For the same postings list as before, the Group VarInt representation is:
GroupVarInt(L) =
00010000
0101000
01000000 00000001
00011111
11111111
(the selector bits corresponding to each encoded posting
are shown in the same color as the respective posting). For example,
the second Δ-value, 320, can be encoded using 2 bytes, so its
selector value is 01.
Publicly available implementations of Group VarInt typically use
a precomputed lookup table to determine the position of each posting
in the encoded data chunk and the bit mask to apply when extracting
it.

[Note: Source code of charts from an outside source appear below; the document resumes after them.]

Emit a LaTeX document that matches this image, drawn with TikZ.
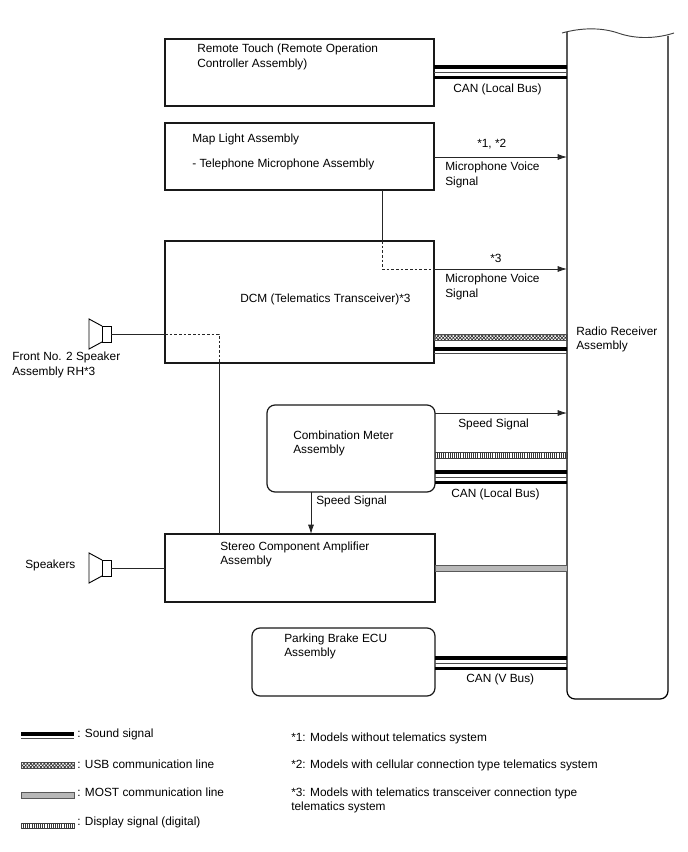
\documentclass[tikz,border=0pt]{standalone}
\usepackage{fontspec}
\setmainfont{Liberation Sans}
\usepackage{xcolor}
\usetikzlibrary{arrows.meta, positioning, patterns.meta}

\tikzset{
	unit box/.style={draw, line width=0.9pt, black!90, outer sep=0pt, inner sep=0pt, anchor=north west},
	round box/.style={unit box, rounded corners=6pt},
	lbl/.style={anchor=west, inner sep=0pt, align=left, yshift=-0.7pt, font=\fontsize{8.9}{11}\selectfont},
	sigline/.style={line width=0.6pt, black!85},
	sigarrow/.style={sigline, -{Latex[length=7pt,width=4.5pt]}},
	sigdash/.style={sigline, dash pattern=on 2pt off 1.5pt},
	thickbus/.style={line width=2.3pt},
	thinbus/.style={line width=0.6pt, black!70},
	usbbus/.style={draw=black!70, line width=0.4pt, pattern={Hatch[distance=1.8pt,angle=45,line width=0.5pt,xshift=0.2pt]}, pattern color=black!80},
	mostbus/.style={draw=black!65, line width=0.7pt, fill=black!28},
	dispbus/.style={draw=black!75, line width=0.5pt, pattern={Lines[distance=1.6pt,angle=90,line width=0.6pt]}, pattern color=black!80},
	speaker box/.style={draw, line width=0.7pt, outer sep=0pt, minimum width=6.75pt, minimum height=12pt}
}

\begin{document}
\begin{tikzpicture}[x=0.75pt, y=-0.75pt]
	\useasboundingbox (0,0) rectangle (688,852);
	% Boxes
	\node[unit box, minimum width=201.75pt, minimum height=50.25pt] (remote) at (165,39) {};
	\node[unit box, minimum width=201.75pt, minimum height=50.25pt] (mapl) at (165,123) {};
	\node[unit box, minimum width=201.75pt, minimum height=91.5pt] (dcm) at (165,241) {};
	\node[round box, minimum width=126pt, minimum height=65.25pt] (combo) at (267,405) {};
	\node[unit box, minimum width=202.5pt, minimum height=51pt] (stereo) at (165,534) {};
	\node[round box, minimum width=137.25pt, minimum height=51pt] (parking) at (252,628) {};
	% Radio receiver, open at the top
	\node[outer sep=0pt, inner sep=0pt, anchor=north west, minimum width=75.75pt, minimum height=500.25pt] (radio) at (567,32) {};
	\draw[line width=0.9pt, rounded corners=6pt] (radio.north west) -- (radio.south west) -- (radio.south east) -- (radio.north east |- 0,36);
	\draw[line width=0.7pt, black!75] (562,33) .. controls (580,28) and (600,27) .. (618,33) .. controls (632,38) and (652,40) .. (674,33);
	% Speakers
	\node[speaker box] (spkfront) at (106.5,334) {};
	\node[speaker box] (spkrear) at (106.5,568) {};
	\draw[line width=0.7pt] (spkfront.north west) -- ++(-13,-7) -- ++(0,30) -- (spkfront.south west);
	\draw[line width=0.7pt] (spkrear.north west) -- ++(-13,-7) -- ++(0,30) -- (spkrear.south west);
	% Box texts
	\node[lbl] (remotetxt) at (197,56) {Remote Touch (Remote Operation\\Controller Assembly)};
	\node[lbl] (maptxt) at (192,138) {Map Light Assembly};
	\node[lbl] (mictxt) at (192,163) {- Telephone Microphone Assembly};
	\node[lbl] (dcmtxt) at (240,298) {DCM (Telematics Transceiver)*3};
	\node[lbl] (combotxt) at (293,442.5) {Combination Meter\\Assembly};
	\node[lbl] (stereotxt) at (220,553.5) {Stereo Component Amplifier\\Assembly};
	\node[lbl] (parkingtxt) at (284,645.5) {Parking Brake ECU\\Assembly};
	\node[lbl] (radiotxt) at (576,338.5) {Radio Receiver\\Assembly};
	\node[lbl] (fronttxt) at (12,364) {Front No. 2 Speaker\\Assembly RH*3};
	\node[lbl] (spktxt) at (25,564) {Speakers};
	% CAN buses
	\foreach \src/\y in {remote/67, combo/472, parking/658} {
		\draw[thickbus] (\src.east |- 0,\y) -- (radio.west |- 0,\y);
		\draw[thinbus] (\src.east |- 0,\y+5.5) -- (radio.west |- 0,\y+5.5);
		\draw[thickbus] (\src.east |- 0,\y+10.5) -- (radio.west |- 0,\y+10.5);
	}
	% Other buses
	\draw[thickbus] (dcm.east |- 0,349) -- (radio.west |- 0,349);
	\draw[thinbus] (dcm.east |- 0,353.5) -- (radio.west |- 0,353.5);
	\draw[usbbus] (dcm.east |- 0,334) rectangle (radio.west |- 0,340);
	\draw[dispbus] (combo.east |- 0,452) rectangle (radio.west |- 0,458);
	\draw[mostbus] (stereo.east |- 0,565.5) rectangle (radio.west |- 0,571);
	% Signals
	\coordinate (micbend) at (382,269);
	\coordinate (spkbend) at (219,334);
	\draw[sigarrow] (mapl.east |- 0,157) -- (radio.west |- 0,157);
	\draw[sigline] (mapl.south -| micbend) -- (dcm.north -| micbend);
	\draw[sigdash] (dcm.north -| micbend) -- (micbend) -- (dcm.east |- micbend);
	\draw[sigarrow] (dcm.east |- micbend) -- (radio.west |- micbend);
	\draw[sigarrow] (combo.east |- 0,413) -- (radio.west |- 0,413);
	\draw[sigarrow] (combo.south -| 311,0) -- (stereo.north -| 311,0);
	\draw[sigline] (spkfront.east) -- (dcm.west |- spkfront);
	\draw[sigdash] (dcm.west |- spkfront) -- (spkbend) -- (dcm.south -| spkbend);
	\draw[sigline] (dcm.south -| spkbend) -- (stereo.north -| spkbend);
	\draw[sigline] (spkrear.east) -- (stereo.west |- spkrear);
	% Connector texts
	\node[lbl] (canremote) at (453,88) {CAN (Local Bus)};
	\node[lbl] (noteone) at (477,143) {*1, *2};
	\node[lbl] (micone) at (445,174) {Microphone Voice\\Signal};
	\node[lbl] (notetwo) at (490,257) {*3};
	\node[lbl] (mictwo) at (445,286) {Microphone Voice\\Signal};
	\node[lbl] (speedone) at (458,423) {Speed Signal};
	\node[lbl] (cancombo) at (451,493) {CAN (Local Bus)};
	\node[lbl] (speedtwo) at (316,500) {Speed Signal};
	\node[lbl] (canpark) at (466,678) {CAN (V Bus)};
	% Legend
	\coordinate (keysound) at (21,734);
	\coordinate (keysoundend) at (74,734);
	\draw[thickbus] (keysound) -- (keysoundend);
	\draw[thinbus] ([yshift=-3pt]keysound) -- ([yshift=-3pt]keysoundend);
	\draw[usbbus] (21,762) rectangle (74,768);
	\draw[mostbus] (21,792) rectangle (74,798);
	\draw[dispbus] (21,823) rectangle (74,828);
	\node[lbl] (keyone) at (77,733) {: Sound signal};
	\node[lbl] (keytwo) at (77,763) {: USB communication line};
	\node[lbl] (keythree) at (77,791) {: MOST communication line};
	\node[lbl] (keyfour) at (77,821) {: Display signal (digital)};
	% Notes
	\node[lbl] (noteA) at (291,737) {*1: Models without telematics system};
	\node[lbl] (noteB) at (291,764) {*2: Models with cellular connection type telematics system};
	\node[lbl] (noteC) at (291,799.5) {*3: Models with telematics transceiver connection type\\telematics system};
\end{tikzpicture}
\end{document}
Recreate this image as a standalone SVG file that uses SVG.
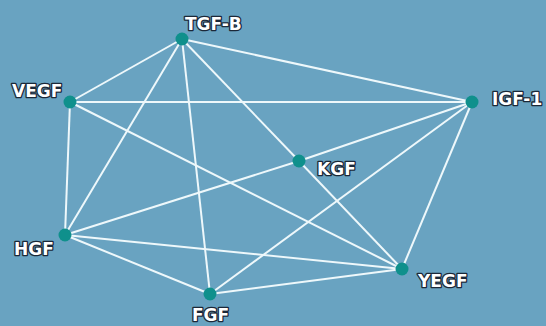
<svg xmlns="http://www.w3.org/2000/svg" width="546" height="326" viewBox="0 0 546 326">
<style>
.bg{fill:#69a3c1}
.e{stroke:#eef8fb;stroke-width:2;fill:none}
.n{fill:#0f908c}
.t{font-family:"DejaVu Sans","Liberation Sans",sans-serif;font-weight:bold;font-size:17px;fill:#ffffff;stroke:#1b2838;stroke-width:2.6;paint-order:stroke;stroke-linejoin:round}
</style>
<rect class="bg" x="0" y="0" width="546" height="326"/>
<g id="connectors">
<line class="e" x1="182" y1="39" x2="472" y2="102"/>
<line class="e" x1="182" y1="39" x2="70" y2="102"/>
<line class="e" x1="182" y1="39" x2="65" y2="235"/>
<line class="e" x1="182" y1="39" x2="210" y2="294"/>
<line class="e" x1="182" y1="39" x2="299" y2="161"/>
<line class="e" x1="299" y1="161" x2="402" y2="269"/>
<line class="e" x1="70" y1="102" x2="472" y2="102"/>
<line class="e" x1="70" y1="102" x2="65" y2="235"/>
<line class="e" x1="70" y1="102" x2="402" y2="269"/>
<line class="e" x1="472" y1="102" x2="299" y2="161"/>
<line class="e" x1="472" y1="102" x2="210" y2="294"/>
<line class="e" x1="472" y1="102" x2="402" y2="269"/>
<line class="e" x1="65" y1="235" x2="299" y2="161"/>
<line class="e" x1="65" y1="235" x2="402" y2="269"/>
<line class="e" x1="65" y1="235" x2="210" y2="294"/>
<line class="e" x1="210" y1="294" x2="402" y2="269"/>
</g>
<g id="tgfb"><circle class="n" cx="182" cy="39" r="6.5"/><text class="t" x="185" y="30">TGF-B</text></g>
<g id="vegf"><circle class="n" cx="70" cy="102" r="6.5"/><text class="t" x="12" y="97">VEGF</text></g>
<g id="igf1"><circle class="n" cx="472" cy="102" r="6.5"/><text class="t" x="492" y="105">IGF-1</text></g>
<g id="kgf"><circle class="n" cx="299" cy="161" r="6.5"/><text class="t" x="317" y="175">KGF</text></g>
<g id="hgf"><circle class="n" cx="65" cy="235" r="6.5"/><text class="t" x="14" y="255">HGF</text></g>
<g id="fgf"><circle class="n" cx="210" cy="294" r="6.5"/><text class="t" x="192" y="321">FGF</text></g>
<g id="yegf"><circle class="n" cx="402" cy="269" r="6.5"/><text class="t" x="418" y="287">YEGF</text></g>
</svg>
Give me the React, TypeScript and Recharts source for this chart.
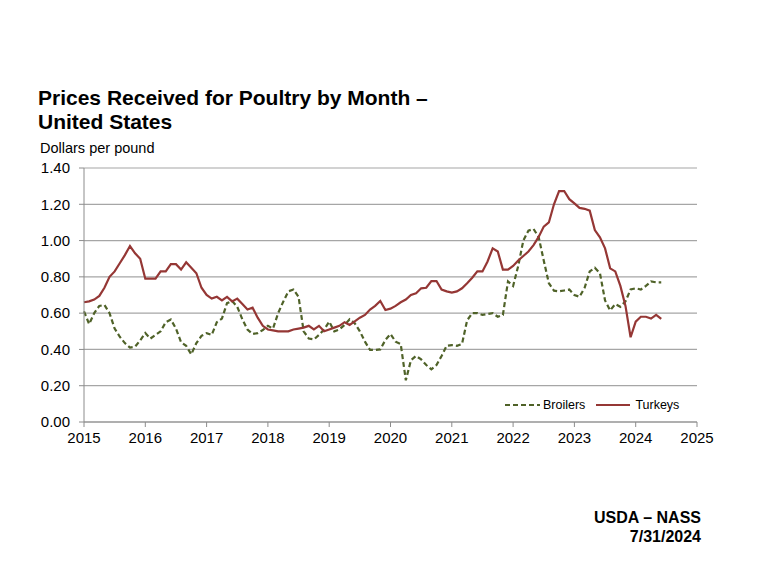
import React from "react";
import { LineChart, Line, XAxis, YAxis, CartesianGrid } from "recharts";

const startYear = 2015;
const yearTicks = [2015, 2016, 2017, 2018, 2019, 2020, 2021, 2022, 2023, 2024, 2025];
const priceTicks = [0, 0.2, 0.4, 0.6, 0.8, 1.0, 1.2, 1.4];

// Monthly prices, Jan 2015 - Jun 2024 (dollars per pound)
const broilers = [
  0.61, 0.54, 0.6, 0.64, 0.645, 0.6, 0.515, 0.47, 0.435, 0.41, 0.415, 0.45,
  0.49, 0.46, 0.48, 0.5, 0.55, 0.565, 0.515, 0.44, 0.42, 0.373, 0.435, 0.475,
  0.49, 0.48, 0.55, 0.57, 0.655, 0.667, 0.635, 0.566, 0.51, 0.485, 0.49, 0.507,
  0.53, 0.515, 0.6, 0.663, 0.72, 0.73, 0.69, 0.5, 0.46, 0.455, 0.48, 0.51,
  0.553, 0.5, 0.51, 0.535, 0.566, 0.544, 0.5, 0.443, 0.397, 0.397, 0.4, 0.452,
  0.485, 0.443, 0.43, 0.23, 0.34, 0.364, 0.345, 0.314, 0.29, 0.314, 0.364, 0.42,
  0.424, 0.42, 0.43, 0.56, 0.6, 0.6, 0.59, 0.595, 0.6, 0.58, 0.59, 0.775,
  0.75, 0.86, 1.0, 1.055, 1.064, 1.02, 0.89, 0.765, 0.724, 0.72, 0.725, 0.73,
  0.7, 0.69, 0.74, 0.83, 0.85, 0.82, 0.67, 0.615, 0.65, 0.635, 0.665, 0.73,
  0.737, 0.73, 0.75, 0.775, 0.77, 0.77,
];

const turkeys = [
  0.66, 0.665, 0.675, 0.695, 0.74, 0.8, 0.83, 0.875, 0.92, 0.97, 0.93, 0.9,
  0.79, 0.79, 0.79, 0.83, 0.83, 0.87, 0.87, 0.84, 0.88, 0.85, 0.82, 0.74,
  0.7, 0.68, 0.69, 0.67, 0.69, 0.665, 0.68, 0.65, 0.62, 0.63, 0.575, 0.53,
  0.51, 0.505, 0.5, 0.5, 0.5, 0.51, 0.515, 0.52, 0.53, 0.51, 0.53, 0.5,
  0.51, 0.52, 0.53, 0.55, 0.535, 0.555, 0.575, 0.59, 0.62, 0.64, 0.667, 0.617,
  0.625, 0.64, 0.66, 0.675, 0.7, 0.71, 0.737, 0.74, 0.777, 0.777, 0.73, 0.72,
  0.713, 0.72, 0.737, 0.765, 0.795, 0.83, 0.83, 0.885, 0.957, 0.94, 0.84, 0.84,
  0.86, 0.89, 0.915, 0.94, 0.975, 1.02, 1.077, 1.1, 1.2, 1.273, 1.273, 1.228,
  1.205, 1.18, 1.175, 1.165, 1.058, 1.018, 0.957, 0.847, 0.83, 0.75, 0.64, 0.467,
  0.553, 0.58, 0.58, 0.57, 0.59, 0.568,
];

const data = broilers.map((b, i) => ({
  t: startYear + i / 12,
  broilers: b,
  turkeys: turkeys[i],
}));

const FONT = '"Liberation Sans", Arial, sans-serif';
const GREEN = "#4f6228";
const RED = "#953735";
const GRID = "#a6a6a6";
const AXIS = "#8c8c8c";

export default function App() {
  return (
    <div
      style={{
        position: "absolute",
        left: 0,
        top: 0,
        width: 760,
        height: 570,
        background: "#fff",
        fontFamily: FONT,
        color: "#000",
      }}
    >
      <LineChart
        width={760}
        height={570}
        data={data}
        margin={{ top: 168, right: 63, bottom: 118, left: 14 }}
      >
        <CartesianGrid vertical={false} stroke={GRID} strokeWidth={1.2} />
        <XAxis
          dataKey="t"
          type="number"
          domain={[2015, 2025]}
          ticks={yearTicks}
          interval={0}
          height={30}
          tickSize={5}
          tickMargin={5}
          stroke={AXIS}
          tick={{ fill: "#000", fontSize: 15, fontFamily: FONT }}
          tickFormatter={(v) => String(Math.round(v))}
        />
        <YAxis
          type="number"
          domain={[0, 1.4]}
          ticks={priceTicks}
          interval={0}
          width={70}
          tickSize={5}
          tickMargin={9}
          stroke={AXIS}
          tick={{ fill: "#000", fontSize: 15, fontFamily: FONT }}
          tickFormatter={(v) => Number(v).toFixed(2)}
        />
        <Line
          type="linear"
          dataKey="broilers"
          stroke={GREEN}
          strokeWidth={2.2}
          strokeDasharray="5 3"
          dot={false}
          isAnimationActive={false}
        />
        <Line
          type="linear"
          dataKey="turkeys"
          stroke={RED}
          strokeWidth={2.2}
          dot={false}
          isAnimationActive={false}
        />
      </LineChart>

      <div
        style={{
          position: "absolute",
          left: 38,
          top: 86,
          fontSize: 21,
          fontWeight: "bold",
          lineHeight: "24px",
          whiteSpace: "nowrap",
        }}
      >
        <div>Prices Received for Poultry by Month –</div>
        <div>United States</div>
      </div>

      <div
        style={{
          position: "absolute",
          left: 40,
          top: 139,
          fontSize: 14.5,
          lineHeight: "18px",
          whiteSpace: "nowrap",
        }}
      >
        Dollars per pound
      </div>

      <div
        style={{
          position: "absolute",
          left: 503,
          top: 397,
          fontSize: 12.5,
          lineHeight: "16px",
          display: "flex",
          alignItems: "center",
          whiteSpace: "nowrap",
        }}
      >
        <svg width={38} height={16}>
          <line x1={2} y1={8} x2={37} y2={8} stroke={GREEN} strokeWidth={2.2} strokeDasharray="5 3" />
        </svg>
        <span style={{ marginLeft: 2 }}>Broilers</span>
        <svg width={40} height={16} style={{ marginLeft: 9 }}>
          <line x1={2} y1={8} x2={36} y2={8} stroke={RED} strokeWidth={2.2} />
        </svg>
        <span style={{ marginLeft: 1 }}>Turkeys</span>
      </div>

      <div
        style={{
          position: "absolute",
          right: 59,
          top: 508,
          fontSize: 16,
          fontWeight: "bold",
          lineHeight: "19px",
          textAlign: "right",
          whiteSpace: "nowrap",
        }}
      >
        <div>USDA – NASS</div>
        <div>7/31/2024</div>
      </div>
    </div>
  );
}
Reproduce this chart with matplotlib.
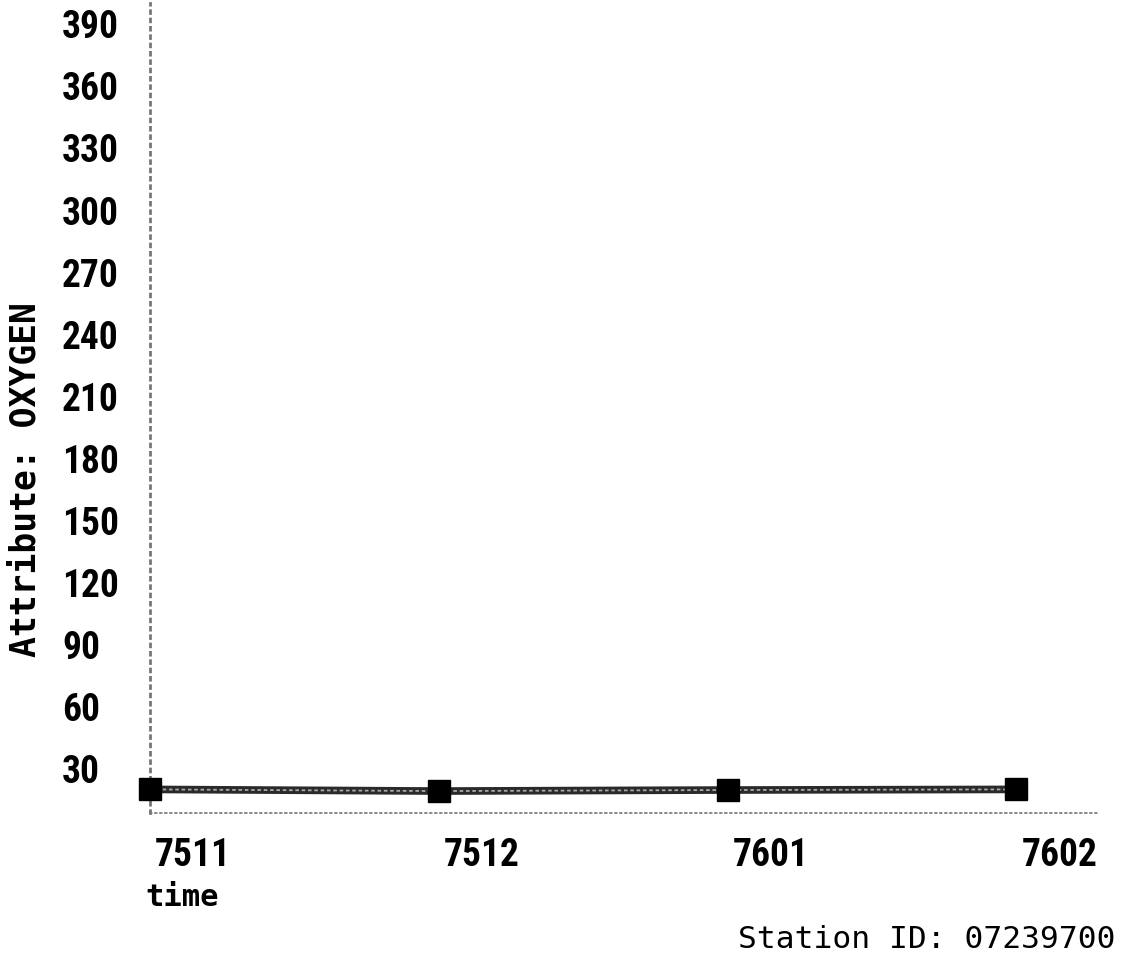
import matplotlib
matplotlib.use("Agg")
import matplotlib.pyplot as plt
import matplotlib.transforms as mtransforms
from matplotlib import font_manager

# ---- data ----
periods = ["7511", "7512", "7601", "7602"]
oxygen = [20.1, 19.3, 19.8, 20.1]
y_ticks = [30, 60, 90, 120, 150, 180, 210, 240, 270, 300, 330, 360, 390]
y_label = "Attribute: OXYGEN"
x_label = "time"
station = "Station ID: 07239700"

names = {f.name for f in font_manager.fontManager.ttflist}
tick_font = "DejaVu Sans Mono"
tick_size = 21
for cand, size in [("Roboto Condensed", 27), ("PT Sans Narrow", 28),
                   ("Liberation Sans Narrow", 27), ("Archivo Narrow", 27)]:
    if cand in names:
        tick_font, tick_size = cand, size
        break
mono = "DejaVu Sans Mono"

W, H = 1127, 961
fig = plt.figure(figsize=(W / 100, H / 100), dpi=100)
ax = fig.add_axes([150 / W, 1 - 813 / H, (1100 - 150) / W, (813 - 3) / H])

x = list(range(len(periods)))
ax.plot(x, oxygen, color="#2a2a2a", lw=5.5, solid_capstyle="butt", zorder=3, clip_on=False)
ax.plot(x, oxygen, color="#a8a8a8", lw=1.3, ls=(0, (2, 1.5)), zorder=4, clip_on=False)
ax.plot(x, oxygen, ls="none", marker="s", ms=15.5, mfc="black", mec="black", zorder=5, clip_on=False)

ax.set_xlim(0, 3.29)
ax.set_ylim(8.7, 400)

for s in ["top", "right"]:
    ax.spines[s].set_visible(False)
for s in ["left", "bottom"]:
    ax.spines[s].set_linestyle((0, (1, 2)))
    ax.spines[s].set_color("#777777")
    ax.spines[s].set_linewidth(1.2)
ax.spines["left"].set_linewidth(2.0)

ax.set_xticks(x)
ax.set_xticklabels(periods, fontfamily=tick_font, fontweight="bold", fontsize=tick_size, ha="left")
ax.set_yticks(y_ticks)
ax.set_yticklabels([str(v) for v in y_ticks], fontfamily=tick_font, fontweight="bold",
                   fontsize=tick_size, ha="left")
ax.tick_params(axis="both", length=0)
ax.tick_params(axis="x", pad=17)
ax.tick_params(axis="y", pad=(150 - 62) * 72 / 100)
for lab in ax.get_xticklabels():
    lab.set_transform(lab.get_transform() + mtransforms.ScaledTranslation(5 / 100, 0, fig.dpi_scale_trans))

fig.text(26 / W, 1 - 480 / H, y_label, rotation=90, ha="center", va="center",
         fontfamily=mono, fontweight="bold", fontsize=25)
fig.text(145 / W, 1 - 897 / H, x_label, ha="left", va="center",
         fontfamily=mono, fontweight="bold", fontsize=22)
fig.text(1115 / W, 1 - 939 / H, station, ha="right", va="center",
         fontfamily=mono, fontsize=22.5)

fig.savefig("out.png", dpi=100, facecolor="white")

In our own experiments, we found that a little bit shifting works
just as well.
The following decoder implementation assumes a little-endian
architecture that supports unaligned memory access (e.g.,
Intel/AMD); on other architectures, the decoding operations may
be slightly more complicated.
void DecodeGroupVarInt(const byte* compressed, int size, uint32_t* uncompressed) {
const uint32_t MASK[4] = { 0xFF, 0xFFFF, 0xFFFFFF, 0xFFFFFFFF };
const byte* limit = compressed + size;
uint32_t current_value = 0;
while (compressed != limit) {
const uint32_t selector = *compressed++;
const uint32_t selector1 = (selector & 3);
current_value += *((uint32_t*)(compressed)) & MASK[selector1];
*uncompressed++ = current_value;
compressed += selector1 + 1;
const uint32_t selector2 = ((selector >> 2) & 3);
current_value += *((uint32_t*)(compressed)) & MASK[selector2];
*uncompressed++ = current_value;
compressed += selector2 + 1;
const uint32_t selector3 = ((selector >> 4) & 3);
current_value += *((uint32_t*)(compressed)) & MASK[selector3];
*uncompressed++ = current_value;
compressed += selector3 + 1;
const uint32_t selector4 = (selector >> 6);
current_value += *((uint32_t*)(compressed)) & MASK[selector4];
*uncompressed++ = current_value;
compressed += selector4 + 1;
}
}
|
If the number of postings in the compressed list is not a multiple
of 4, then special-case handling may be necessary for the final
1–3 postings in the list — for instance, by encoding
those postings using vByte.
Decoding Performance
The following table is identical with Table 6.9 (page 213)
in the book, except for the addition of Group VarInt:
|
Compression
|
Decoding
|
Cumulative Overhead
|
Compression Method
|
(bits per docid)
|
(ns per docid)
|
(decoding + disk I/O)
|
Gamma | 4.56 | 7.73 | 13.98 ns
|
Golomb | 3.78 | 10.85 | 16.03 ns
|
Rice | 3.81 | 6.46 | 11.68 ns
|
LLRUN | 3.89 | 7.04 | 12.37 ns
|
Interpolative | 3.87 | 26.50 | 31.80 ns
|
vByte | 8.11 | 1.39 | 12.50 ns
|
Simple-9 | 4.91 | 2.76 | 9.49 ns
|
Group VarInt | 10.45 | 1.09 | 14.84 ns
|
Perhaps surprisingly, the performance difference between vByte and
Group VarInt in the above table is very small. The reason for this is
that the vast majority of Δ-values in the docid index for GOV2
require 7 bits or less, in which case vByte incurs no branch
mispredictions. To evaluate the performance difference between vByte
and Group VarInt on an index in which the Δ-values vary over a
larger range, we repeated the experiment from Table 6.9 for a
schema-independent index instead of a docid index:
|
Compression
|
Decoding
|
Cumulative Overhead
|
Compression Method
|
(bits per position)
|
(ns per position)
|
(decoding + disk I/O)
|
Gamma | 14.09 | 12.81 | 32.11 ns
|
Golomb | 12.14 | 12.74 | 29.37 ns
|
Rice | 12.41 | 7.32 | 24.32 ns
|
LLRUN | 10.07 | 8.80 | 22.60 ns
|
Interpolative | 10.34 | 31.63 | 45.80 ns
|
vByte | 12.03 | 4.34 | 20.82 ns
|
Simple-9 | 13.14 | 4.21 | 22.21 ns
|
Group VarInt | 13.10 | 1.90 | 19.85 ns
|
Compared to the docid index, the decoding overhead for vByte increases
by 3.0 ns per list element (+221%). The decoding overhead for Group VarInt,
on the other hand, grows by only 0.8 ns per list element (+76%).
Thus, while vByte may be an appropriate compression method for docid
indices, since it is almost as fast as Group VarInt and slightly more
compact, it is not ideal for schema-independent postings lists, where
Group VarInt delivers much better decoding performance. If postings
lists are stored on disk, one may still argue that vByte is the superior
compression method, as it achieves better compression rates. However,
if the index is kept in memory, then the factor-2.3 difference in
decoding performance makes Group VarInt the clear winner.